Rule 6 provides that a dormant company shall have a minimum number of three directors  in case of a public company, two directors in case of a private company and one director in case of a One Person Company.

Rule 7 provides that a  dormant company shall file a Return of Dormant Company annually, inter alia, indicating financial position duly audited by a Chartered Accountant in practice in Form MSC – 3 along with such annual fee within a period of 30 days from the end of each financial year.  The company shall continue to file the return or returns of allotment and change in directors in the manner and within the time specified in the Act, wherever the company allots any security to any person or there is any change in directors of the company.

Dormant company to become an active company

Section 455 (5) provides that a dormant company may become an active company on an application made in this behalf. Application in Form MSC-4 may be filed along with the required fee and accompanied by a return in Form MSC-3 in respect of the financial year in which the application for obtaining the status of an active company is being filed.  The Registrar shall after considering the application issue a certificate in Form MSC – 5 allowing the status of  an active company to the applicant.

Where a dormant company does or omits  to do any act mentioned in the grounds of application in Form No MSC – 1 submitted to the Registrar  for obtaining the status of dormant company, affecting its status of dormant companies, the directors  shall within seven days of such event, file an application for obtaining the status of an active company.

Strike off the name from Register

Section 455 (6) provides that the Registrar shall strike off the name of a dormant company from the register of dormant companies, which has failed to comply with the requirements of this section.

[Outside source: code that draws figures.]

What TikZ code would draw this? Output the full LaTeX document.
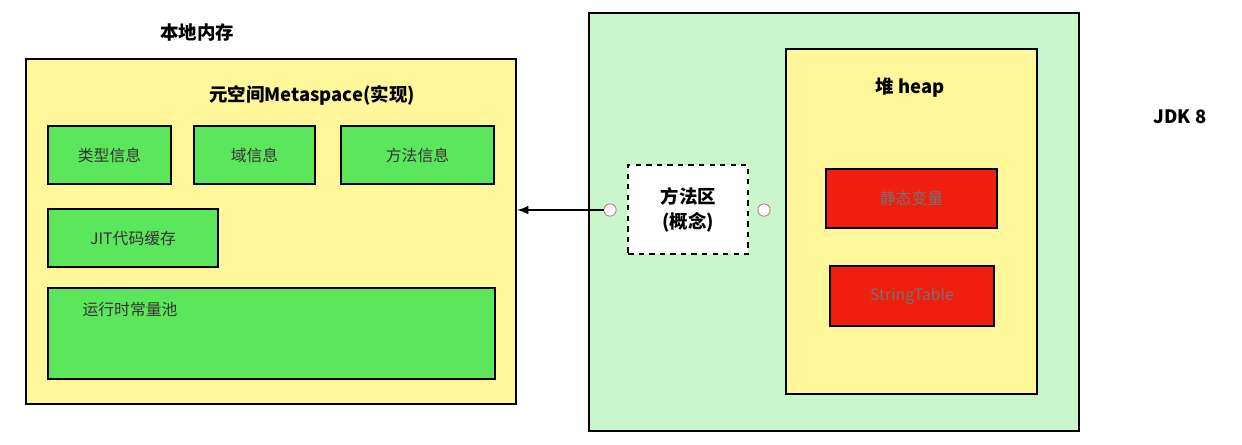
\documentclass[tikz,border=0pt]{standalone}
\usepackage{fontspec}
\setmainfont{Noto Sans CJK SC}
\usetikzlibrary{positioning,arrows}
\definecolor{memyellow}{HTML}{FFF799}
\definecolor{infogreen}{HTML}{5CE65C}
\definecolor{jvmgreen}{HTML}{C9F5CB}
\definecolor{heapred}{HTML}{F01E0E}
\tikzset{
    area/.style = {rectangle, draw, line width=1.2pt, anchor=north west, inner sep=0pt},
    info/.style = {rectangle, draw, line width=1.2pt, fill=infogreen, anchor=north west,
        font=\fontsize{9}{11}\selectfont, text=black!80},
    item/.style = {rectangle, draw, line width=1.2pt, fill=heapred, anchor=north west,
        font=\fontsize{9}{11}\selectfont, text=black!55},
    title/.style = {font=\bfseries\fontsize{10.5}{12}\selectfont},
    pin/.style = {circle, draw=red!50!black!60, fill=white, inner sep=0pt, minimum size=7}
}
\begin{document}
\begin{tikzpicture}[x=0.02cm, y=-0.02cm]
    \useasboundingbox (0,0) rectangle (1242,444);
    % native memory
    \node[title] (native) at (197,32) {本地内存};
    \node[area, fill=memyellow, minimum width=490*0.02cm, minimum height=345*0.02cm] (meta) at (25,58) {};
    \node[title] (metatitle) at (312,95) {元空间Metaspace(实现)};
    \node[info, minimum width=123*0.02cm, minimum height=58*0.02cm] (type) at (47,125) {类型信息};
    \node[info, minimum width=121*0.02cm, minimum height=58*0.02cm] (field) at (193,125) {域信息};
    \node[info, minimum width=153*0.02cm, minimum height=58*0.02cm] (method) at (340,125) {方法信息};
    \node[info, minimum width=170*0.02cm, minimum height=58*0.02cm] (jit) at (47,208) {JIT代码缓存};
    \node[info, minimum width=447*0.02cm, minimum height=91*0.02cm] (pool) at (47,287) {};
    \node[font=\fontsize{9}{11}\selectfont, text=black!80] (pooltext) at (130,310) {运行时常量池};
    % jvm
    \node[area, fill=jvmgreen, minimum width=490*0.02cm, minimum height=418*0.02cm] (jvm) at (588,12) {};
    \node[area, fill=memyellow, minimum width=251*0.02cm, minimum height=345*0.02cm] (heap) at (785,48) {};
    \node[title] (heaptitle) at (910,88) {堆 heap};
    \node[item, minimum width=171*0.02cm, minimum height=59*0.02cm] (static) at (825,168) {静态变量};
    \node[item, minimum width=164*0.02cm, minimum height=60*0.02cm] (strtab) at (829,265) {StringTable};
    \node[area, dashed, line width=1.4pt, fill=white, minimum width=120*0.02cm, minimum height=89*0.02cm,
        align=center, font=\bfseries\fontsize{10.5}{14}\selectfont] (mzone) at (627,164) {方法区\\(概念)};
    \node[pin] (lpin) at (610,210) {};
    \node[pin] (rpin) at (764,210) {};
    \node[title] (jdk) at (1180,117) {JDK 8};
    \draw[line width=1.2pt, -latex] (lpin) -- (meta.east |- lpin);
\end{tikzpicture}
\end{document}
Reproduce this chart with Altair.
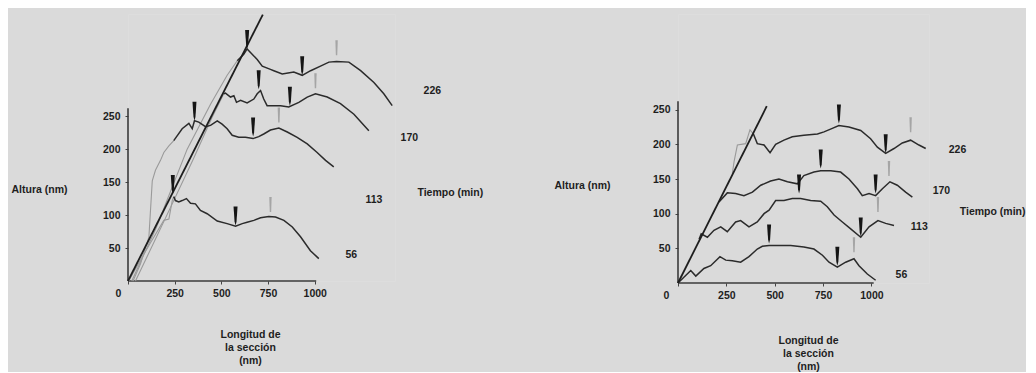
import altair as alt
import pandas as pd

# ---------------- data ----------------
series_names = ["56", "113", "170", "226"]

# Left panel: rising (grey) part and main (dark) part of each profile
L_rise = {
    "56":  ([4, 85, 150, 192, 219, 237, 245], [0, 41, 72, 92, 94, 122, 128]),
    "113": ([27, 67, 112, 130, 147, 174, 192, 219, 245], [0, 26, 67, 152, 168, 183, 195, 205, 213]),
    "170": ([40, 200, 350, 450, 513], [0, 95, 185, 248, 284]),
    "226": ([20, 150, 317, 442, 531, 585], [0, 80, 200, 268, 312, 334]),
}
L_main = {
    "56": ([245, 254, 272, 290, 313, 335, 361, 388, 424, 478, 531, 576, 612, 638, 674, 710, 754, 790, 835, 880, 924, 977, 1022],
           [128, 122, 120, 122, 125, 118, 117, 107, 102, 91, 87, 83, 87, 89, 92, 96, 98, 97, 92, 82, 67, 46, 34]),
    "113": ([245, 290, 326, 344, 356, 379, 415, 442, 478, 504, 531, 558, 593, 629, 670, 700, 727, 763, 808, 853, 906, 960, 1013, 1058, 1102],
            [213, 231, 239, 231, 243, 241, 234, 236, 243, 238, 231, 221, 218, 218, 216, 219, 223, 229, 232, 226, 218, 208, 195, 183, 173]),
    "170": ([513, 522, 549, 567, 581, 603, 638, 674, 692, 710, 727, 745, 781, 817, 861, 915, 960, 1004, 1067, 1138, 1210, 1290],
            [284, 285, 279, 281, 271, 274, 270, 276, 284, 289, 276, 266, 266, 266, 264, 271, 279, 284, 279, 269, 253, 228]),
    "226": ([585, 620, 638, 665, 692, 719, 763, 781, 826, 888, 933, 978, 1031, 1076, 1117, 1183, 1246, 1317, 1370, 1415],
            [334, 344, 352, 344, 336, 326, 321, 319, 314, 317, 312, 319, 326, 332, 333, 332, 319, 301, 284, 266]),
}
L_black = {"x": [240, 576, 356, 670, 700, 867, 638, 933],
           "y": [132, 84, 243, 219, 291, 266, 352, 312]}
L_grey = {"x": [763, 808, 1004, 1117], "y": [100, 236, 288, 338]}
L_fit = ([0, 722], [0, 404])
L_label_x = [1165, 1272, 1460, 1583]
L_label_y = [40, 123, 217, 288]

# Right panel
R_rise = {
    "226": ([281, 290, 307, 350, 372, 390], [158, 175, 199, 201, 221, 215]),
}
R_main = {
    "56": ([0, 66, 92, 134, 169, 217, 247, 281, 324, 367, 410, 436, 471, 514, 566, 583, 651, 703, 747, 781, 824, 867, 910, 936, 979, 1022],
           [0, 18, 10, 21, 25, 38, 33, 32, 30, 38, 49, 53, 54, 54, 54, 54, 52, 49, 40, 30, 23, 30, 35, 25, 13, 4]),
    "113": ([109, 120, 152, 186, 221, 255, 298, 324, 367, 410, 445, 471, 505, 548, 591, 634, 686, 738, 772, 807, 850, 893, 945, 988, 1034, 1074, 1117],
            [63, 71, 66, 76, 81, 74, 88, 90, 81, 88, 100, 105, 119, 119, 122, 122, 119, 118, 110, 98, 88, 78, 66, 81, 90, 86, 83]),
    "170": ([212, 255, 298, 341, 385, 428, 479, 522, 566, 617, 651, 703, 738, 790, 841, 884, 928, 953, 988, 1022, 1057, 1096, 1134, 1177, 1212],
            [117, 130, 129, 126, 131, 141, 147, 150, 146, 143, 155, 160, 162, 162, 160, 150, 136, 126, 129, 126, 136, 146, 141, 131, 124]),
    "226": ([390, 410, 445, 476, 505, 548, 591, 651, 721, 755, 798, 832, 884, 945, 996, 1031, 1074, 1117, 1160, 1203, 1246, 1281],
            [215, 201, 199, 188, 200, 206, 211, 213, 215, 218, 223, 227, 225, 220, 208, 196, 187, 194, 202, 206, 199, 194]),
}
R_black = {"x": [471, 824, 626, 945, 738, 1022, 832, 1074],
           "y": [57, 25, 129, 67, 165, 129, 230, 187]}
R_grey = {"x": [910, 1034, 1091, 1203], "y": [40, 98, 150, 213]}
R_fit = ([0, 459], [0, 255])
R_label_x = [1125, 1204, 1317, 1400]
R_label_y = [11, 81, 132, 192]

x_ticks = [0, 250, 500, 750, 1000]
y_ticks = [50, 100, 150, 200, 250]

FONT = "Liberation Sans"
DARK = "#2b2b2b"
GREY = "#9a9a9a"


def frame(d):
    rows = []
    for k, (xs, ys) in d.items():
        for a, b in zip(xs, ys):
            rows.append({"s": k, "x": a, "y": b})
    return pd.DataFrame(rows)


BLACK_MARK = "M-2,-19 L2,-19 L1,-4 L0,0 L-1,-4 Z"
GREY_MARK = "M-1.2,-18 L1.2,-18 L0.7,-3 L-0.7,-3 Z"


def panel(rise, main, black, grey, fit, lab_x, lab_y, tiempo, xmax, ymax, w, h,
          ytitle_x, ytitle_y, xtitle_x, xtitle_y, zero_off, ytop, xright):
    xs = alt.Scale(domain=[0, xmax], nice=False, zero=False)
    ys = alt.Scale(domain=[0, ymax], nice=False, zero=False)
    xaxis = alt.Axis(values=x_ticks, format="d", domain=False, grid=False, tickSize=3, tickColor="#444",
                     labelFontWeight="bold", labelFontSize=10.5, labelColor="#1e1e1e", labelPadding=4,
                     labelFont=FONT, labelFlush=False,
                     labelOffset={"condition": {"test": "datum.value === 0", "value": zero_off}, "value": 0},
                     title=["Longitud de", "la sección", "(nm)"], titleFont=FONT, titleFontSize=10.5,
                     titleFontWeight="bold", titleColor="#1e1e1e", titleAlign="center",
                     titleBaseline="top", titleLineHeight=13, titleX=xtitle_x, titleY=xtitle_y)
    yaxis = alt.Axis(values=y_ticks, format="d", domain=False, grid=False, tickSize=3, tickColor="#444",
                     labelFontWeight="bold", labelFontSize=10.5, labelColor="#1e1e1e", labelPadding=5,
                     labelFont=FONT,
                     title="Altura (nm)", titleAngle=0, titleFont=FONT, titleFontSize=10.5,
                     titleFontWeight="bold", titleColor="#1e1e1e", titleAlign="left",
                     titleBaseline="middle", titleX=ytitle_x, titleY=ytitle_y)

    main_df = frame(main)
    base_x = alt.X("x:Q", scale=xs, axis=xaxis)
    base_y = alt.Y("y:Q", scale=ys, axis=yaxis)

    layers = []
    # axis lines
    ax_df = pd.DataFrame({"x": [0, 0], "x2": [0, xright], "y": [0, 0], "y2": [ytop, 0]})
    layers.append(alt.Chart(ax_df).mark_rule(color="#3a3a3a", strokeWidth=1.6).encode(
        x=base_x, x2="x2:Q", y=base_y, y2="y2:Q"))
    if rise:
        layers.append(alt.Chart(frame(rise)).mark_line(color=GREY, strokeWidth=1.1).encode(
            x="x:Q", y="y:Q", detail="s:N"))
    layers.append(alt.Chart(main_df).mark_line(color=DARK, strokeWidth=1.5).encode(
        x="x:Q", y="y:Q", detail="s:N"))
    fit_df = pd.DataFrame({"x": fit[0], "y": fit[1]})
    layers.append(alt.Chart(fit_df).mark_line(color="#1e1e1e", strokeWidth=1.8).encode(x="x:Q", y="y:Q"))
    layers.append(alt.Chart(pd.DataFrame(black)).mark_point(
        shape=BLACK_MARK, size=4, filled=True, fill="#151515", stroke=None, opacity=1).encode(x="x:Q", y="y:Q"))
    layers.append(alt.Chart(pd.DataFrame(grey)).mark_point(
        shape=GREY_MARK, size=4, filled=True, fill="#a5a5a5", stroke=None, opacity=1).encode(x="x:Q", y="y:Q"))
    lab_df = pd.DataFrame({"x": lab_x, "y": lab_y, "t": series_names})
    layers.append(alt.Chart(lab_df).mark_text(
        align="left", baseline="middle", font=FONT, fontWeight="bold", fontSize=10.5, color="#1e1e1e").encode(
        x="x:Q", y="y:Q", text="t:N"))
    tdf = pd.DataFrame({"x": [tiempo[0]], "y": [tiempo[1]], "t": ["Tiempo (min)"]})
    layers.append(alt.Chart(tdf).mark_text(
        align="left", baseline="middle", font=FONT, fontWeight="bold", fontSize=10.5, color="#1e1e1e").encode(
        x="x:Q", y="y:Q", text="t:N"))
    return alt.layer(*layers).properties(width=w, height=h)


left = panel(L_rise, L_main, L_black, L_grey, L_fit, L_label_x, L_label_y, (1550, 134),
             1430, 405, 267, 267, -117, 175, 122, 48, -10, 262, 1008)
right = panel(R_rise, R_main, R_black, R_grey, R_fit, R_label_x, R_label_y, (1457, 102),
              1298, 388, 251, 269, -124, 171, 130, 52, -12, 262, 1012)

chart = alt.hconcat(left, right, spacing=283, bounds="flush").properties(
    padding={"left": 2, "top": 2, "right": 0, "bottom": 0},
    background="#dadada",
).configure_view(stroke=None).configure(font=FONT)

chart.save("out.html", embed_options={"renderer": "svg", "actions": False})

Rule 8 (4) provides that where the Registrar has reasonable cause to believe that any company registered as ‘dormant company’ under his jurisdiction has been functioning in any manner, directly or indirectly, he may initiate the proceedings for enquiry under Section 206 of the Act and if, after giving reasonable opportunity of being heard to the company, in this regard, it is found that the company has actually been functioning, the Registrar may remove the name of such company from the Register of Dormant Companies and treat it as an active company.